## PROBLEM REQUIREMENTS
Print every line of the listing exactly, please.

_ _ _ _ _

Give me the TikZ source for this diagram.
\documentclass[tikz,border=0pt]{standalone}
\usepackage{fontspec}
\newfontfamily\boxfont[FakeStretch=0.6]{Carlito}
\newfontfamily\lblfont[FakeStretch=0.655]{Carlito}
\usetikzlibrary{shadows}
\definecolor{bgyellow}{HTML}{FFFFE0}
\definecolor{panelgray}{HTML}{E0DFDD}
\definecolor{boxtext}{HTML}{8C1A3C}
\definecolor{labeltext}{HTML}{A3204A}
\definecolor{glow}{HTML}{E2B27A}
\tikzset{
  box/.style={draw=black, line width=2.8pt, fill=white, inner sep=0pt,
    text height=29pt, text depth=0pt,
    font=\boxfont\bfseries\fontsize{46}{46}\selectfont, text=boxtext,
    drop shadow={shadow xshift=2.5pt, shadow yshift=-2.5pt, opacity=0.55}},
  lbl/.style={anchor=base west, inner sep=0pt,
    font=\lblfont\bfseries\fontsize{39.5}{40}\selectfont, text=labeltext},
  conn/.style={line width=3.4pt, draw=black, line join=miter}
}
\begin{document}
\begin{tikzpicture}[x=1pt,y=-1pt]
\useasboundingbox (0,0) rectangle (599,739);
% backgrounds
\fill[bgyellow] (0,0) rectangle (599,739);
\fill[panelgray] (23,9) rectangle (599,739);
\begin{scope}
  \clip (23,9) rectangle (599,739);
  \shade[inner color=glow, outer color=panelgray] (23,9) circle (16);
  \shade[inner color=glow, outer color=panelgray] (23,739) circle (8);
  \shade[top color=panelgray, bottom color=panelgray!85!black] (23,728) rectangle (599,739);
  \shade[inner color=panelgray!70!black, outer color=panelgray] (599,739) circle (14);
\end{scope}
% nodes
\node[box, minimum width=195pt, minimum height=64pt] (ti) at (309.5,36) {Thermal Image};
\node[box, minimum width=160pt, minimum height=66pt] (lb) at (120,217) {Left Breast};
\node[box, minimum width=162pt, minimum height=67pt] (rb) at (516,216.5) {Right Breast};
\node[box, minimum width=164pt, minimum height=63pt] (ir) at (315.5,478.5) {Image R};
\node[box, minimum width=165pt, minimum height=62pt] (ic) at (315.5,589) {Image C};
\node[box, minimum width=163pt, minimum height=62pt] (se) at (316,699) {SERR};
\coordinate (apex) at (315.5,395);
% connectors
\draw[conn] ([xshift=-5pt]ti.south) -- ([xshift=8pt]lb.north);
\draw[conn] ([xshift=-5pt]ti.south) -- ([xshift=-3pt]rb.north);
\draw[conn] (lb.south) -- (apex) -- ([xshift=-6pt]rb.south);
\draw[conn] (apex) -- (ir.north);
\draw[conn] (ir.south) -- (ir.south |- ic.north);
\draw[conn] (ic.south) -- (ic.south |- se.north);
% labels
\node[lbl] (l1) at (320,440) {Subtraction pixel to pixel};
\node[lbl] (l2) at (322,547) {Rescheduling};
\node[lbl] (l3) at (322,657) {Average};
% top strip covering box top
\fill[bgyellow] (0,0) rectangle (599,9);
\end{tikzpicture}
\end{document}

_ _ _ _ _

## PROBLEM SOLUTION
Give me the TikZ source for this diagram.
\documentclass[tikz,border=0pt]{standalone}
\usepackage{fontspec}
\newfontfamily\boxfont[FakeStretch=0.6]{Carlito}
\newfontfamily\lblfont[FakeStretch=0.655]{Carlito}
\usetikzlibrary{shadows}
\definecolor{bgyellow}{HTML}{FFFFE0}
\definecolor{panelgray}{HTML}{E0DFDD}
\definecolor{boxtext}{HTML}{8C1A3C}
\definecolor{labeltext}{HTML}{A3204A}
\definecolor{glow}{HTML}{E2B27A}
\tikzset{
  box/.style={draw=black, line width=2.8pt, fill=white, inner sep=0pt,
    text height=29pt, text depth=0pt,
    font=\boxfont\bfseries\fontsize{46}{46}\selectfont, text=boxtext,
    drop shadow={shadow xshift=2.5pt, shadow yshift=-2.5pt, opacity=0.55}},
  lbl/.style={anchor=base west, inner sep=0pt,
    font=\lblfont\bfseries\fontsize{39.5}{40}\selectfont, text=labeltext},
  conn/.style={line width=3.4pt, draw=black, line join=miter}
}
\begin{document}
\begin{tikzpicture}[x=1pt,y=-1pt]
\useasboundingbox (0,0) rectangle (599,739);
% backgrounds
\fill[bgyellow] (0,0) rectangle (599,739);
\fill[panelgray] (23,9) rectangle (599,739);
\begin{scope}
  \clip (23,9) rectangle (599,739);
  \shade[inner color=glow, outer color=panelgray] (23,9) circle (16);
  \shade[inner color=glow, outer color=panelgray] (23,739) circle (8);
  \shade[top color=panelgray, bottom color=panelgray!85!black] (23,728) rectangle (599,739);
  \shade[inner color=panelgray!70!black, outer color=panelgray] (599,739) circle (14);
\end{scope}
% nodes
\node[box, minimum width=195pt, minimum height=64pt] (ti) at (309.5,36) {Thermal Image};
\node[box, minimum width=160pt, minimum height=66pt] (lb) at (120,217) {Left Breast};
\node[box, minimum width=162pt, minimum height=67pt] (rb) at (516,216.5) {Right Breast};
\node[box, minimum width=164pt, minimum height=63pt] (ir) at (315.5,478.5) {Image R};
\node[box, minimum width=165pt, minimum height=62pt] (ic) at (315.5,589) {Image C};
\node[box, minimum width=163pt, minimum height=62pt] (se) at (316,699) {SERR};
\coordinate (apex) at (315.5,395);
% connectors
\draw[conn] ([xshift=-5pt]ti.south) -- ([xshift=8pt]lb.north);
\draw[conn] ([xshift=-5pt]ti.south) -- ([xshift=-3pt]rb.north);
\draw[conn] (lb.south) -- (apex) -- ([xshift=-6pt]rb.south);
\draw[conn] (apex) -- (ir.north);
\draw[conn] (ir.south) -- (ir.south |- ic.north);
\draw[conn] (ic.south) -- (ic.south |- se.north);
% labels
\node[lbl] (l1) at (320,440) {Subtraction pixel to pixel};
\node[lbl] (l2) at (322,547) {Rescheduling};
\node[lbl] (l3) at (322,657) {Average};
% top strip covering box top
\fill[bgyellow] (0,0) rectangle (599,9);
\end{tikzpicture}
\end{document}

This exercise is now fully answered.